A new web exhibition focused on the 2019–2020 fellowship theme from the Katz Center fellows and Penn Libraries.

 digital collage of images from HOME Exhibition

The 2019–2020 Katz Center fellows, in partnership with the Penn Libraries, have recently launched their fellowship year web exhibition entitled: "The Jewish Home: Dwelling on the Domestic, the Familial, and the Lived-In."

The exhibition highlights examples of the most formative and intimate of contexts for Jewish life: homes, houses, and households. Drawing from texts in the Penn Libraries’ collections and from around the world, the contributors interpreted Jewish domestic culture, architecture, clothing, landscape, and material evidence through the lenses of archaeological, anthropological, historical, legal, literary, and visual research.

Among the topics explored in the web exhibition are Jewish domestic labor, home and homeland, the cosmopolitan home, ghettoized homes, traumatized homes, refugee homes, Soviet Shtetl homes, symbolic homes, embodied homes, health and hygiene, affordable housing, as well as homelessness within the framework of broad social and political contexts.

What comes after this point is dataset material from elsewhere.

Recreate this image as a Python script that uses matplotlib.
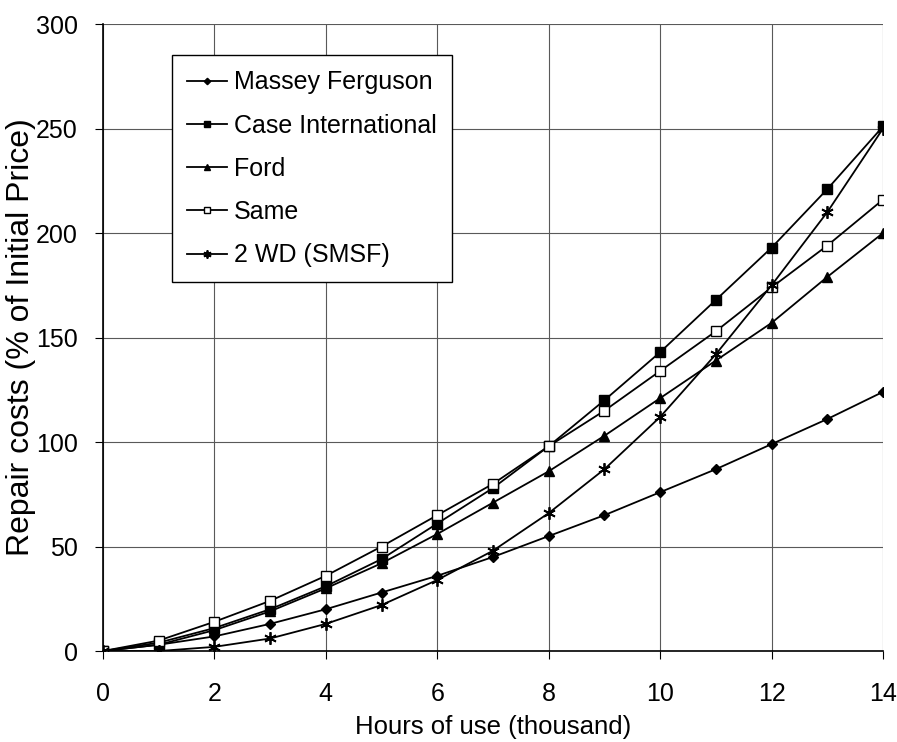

Also treated are Jewish costume and clothing, Jewish domestic customs, including lighting Sabbath candles and inscribing marriage contracts, as well as the homes and hands through which Jewish books have passed.

Along with the variety of research areas explored, the fellows covered a broad period of time, spanning the ancient Near Eastern archeological sites of home, the ancient rabbinic home as a worksite, and Fatamid Egyptian Jewish home interiors. They also examined early modern Jewish households of masters and enslaved people, modern representations of Jewish notions of home and office in the visual arts, including photography and engraving, and studies that approach the home as part of the built environment and design of local neighborhoods.

This web exhibition is one of dozens available on the Penn Libraries online exhibitions page, and a capstone project for the fellows in the 2019–2020 academic year.